What’s driving that growth? Well, one of the primary reasons is convenience — online buyers are looking to save both time and money, according to Dataquest. Security is no longer a primary concern for online buyers, which was a major issue thwarting internet retailing in the past. Dataquest also believes the reduction in buyer apprehension is due to credit card companies mounting heavy-duty advertising campaigns, coupled with the emergence of safe shopping guarantees by major online retailers.

The Yankee Group really goes out on a limb with its estimate that this year’s holiday sales will surpass all of last year’s online retail sales. According to its study, the six primary factors that can be attributed to the growth in online holiday sales include:

  1. Overall increase in the number of shoppers online.
  2. Visa USA’s expressed commitment to internet commerce.
  3. Influx of well-known and trusted brand-name merchants to the internet.
  4. Improvement of the usability and convenience of commerce sites.
  5. Increased promotion (online and offline) of online brand leaders.
  6. Unprecedented holiday site promotion by portal sites and major internet retailers.

After the dust clears from the online buying frenzy this holiday season, we could see a significant shift in online buying levels and habits.

So what’s been the experience of individual retailers? Floral retailer 1-800-Flowers, which is something of an online commerce pioneer, recently surveyed its own online customers and uncovered a few interesting things about online buyer behavior that apply to many commerce companies operating online. (The 1-800-Flowers survey covers 500 of its online buyers, 269 men and 231 women.)

A few of the survey’s findings:

  • More than a third (36 percent) of its online customers purchased while at their offices. A previous survey showed that the most popular time to place orders was between noon and 2:00 p.m. — sort of the electronic equivalent of running errands during lunch.
  • Eighty-six percent of the survey respondents say they will make more online holiday purchases in 1998 over the previous year, and 24 percent have already made more than 10 online purchases in 1998.
  • Almost two-thirds (62 percent) of those surveyed feel that the security issue is not a major worry for them.

Donna Iucolano, vice president of interactive services at 1-800-Flowers, explains some of the survey findings thusly: “In addition to having a secure order system, security is influenced by the retailer. Your trusted brand reputation online, and offline, heavily influences your buyer’s perception of the security of their online purchases.”

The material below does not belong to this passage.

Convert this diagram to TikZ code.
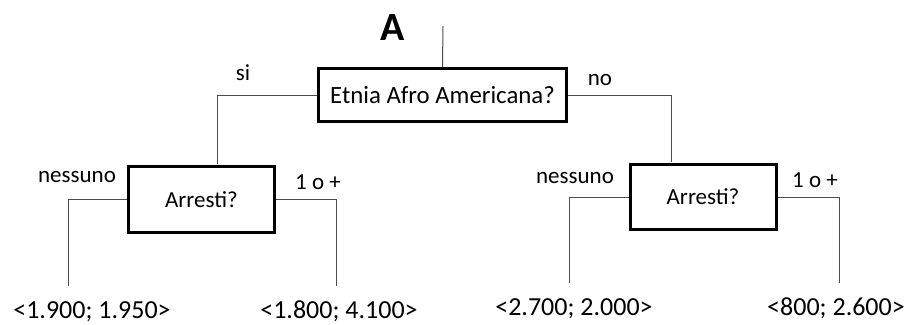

Iucolano believes that online buyers value the following qualities about a retailer:

  • Sensitivity to the buyer’s computing capabilities. Knowing what computers your buyers use, including their browser types/versions and access speeds, is important information when developing a web site.
  • The ability to shop conveniently and quickly. Iucolano said, “Getting the buyer in and out of the store quickly with the use of gift ideas, comparison shopping, personalization, account information and other site features are key attributes according online buyers.”
  • Mimicking the offline buying experience. The 1-800-Flowers site, for example, is built according to how people buy flowers from a local florist, including shopping by special occasion, by price range, by relationship between the giver and receiver, and by other recommendations based on the florist’s expert knowledge.

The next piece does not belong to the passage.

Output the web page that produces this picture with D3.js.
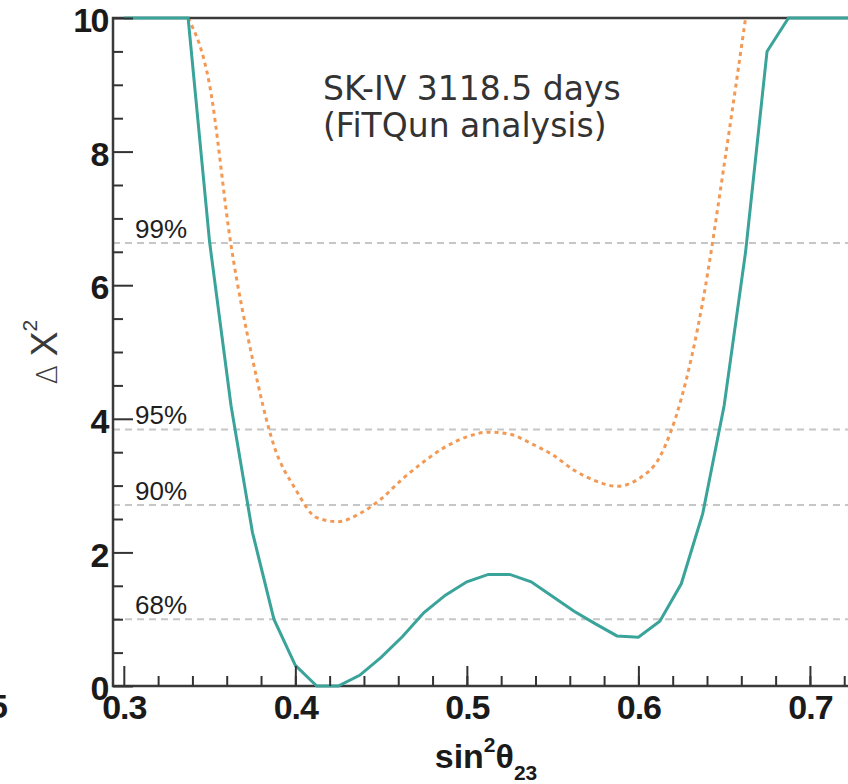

The 1-800 Flowers survey certainly isn’t the only measure of online commerce today. Another useful survey recently is the Shop.org/BCG survey, “State of Online Retailing.”

There is one common overriding theme in all of these commerce surveys: there are, in fact, more people buying online, and consumers are becoming more comfortable with the internet as a way to purchase goods and services.

For many retailers, this is, indeed, the most wonderful time of the year!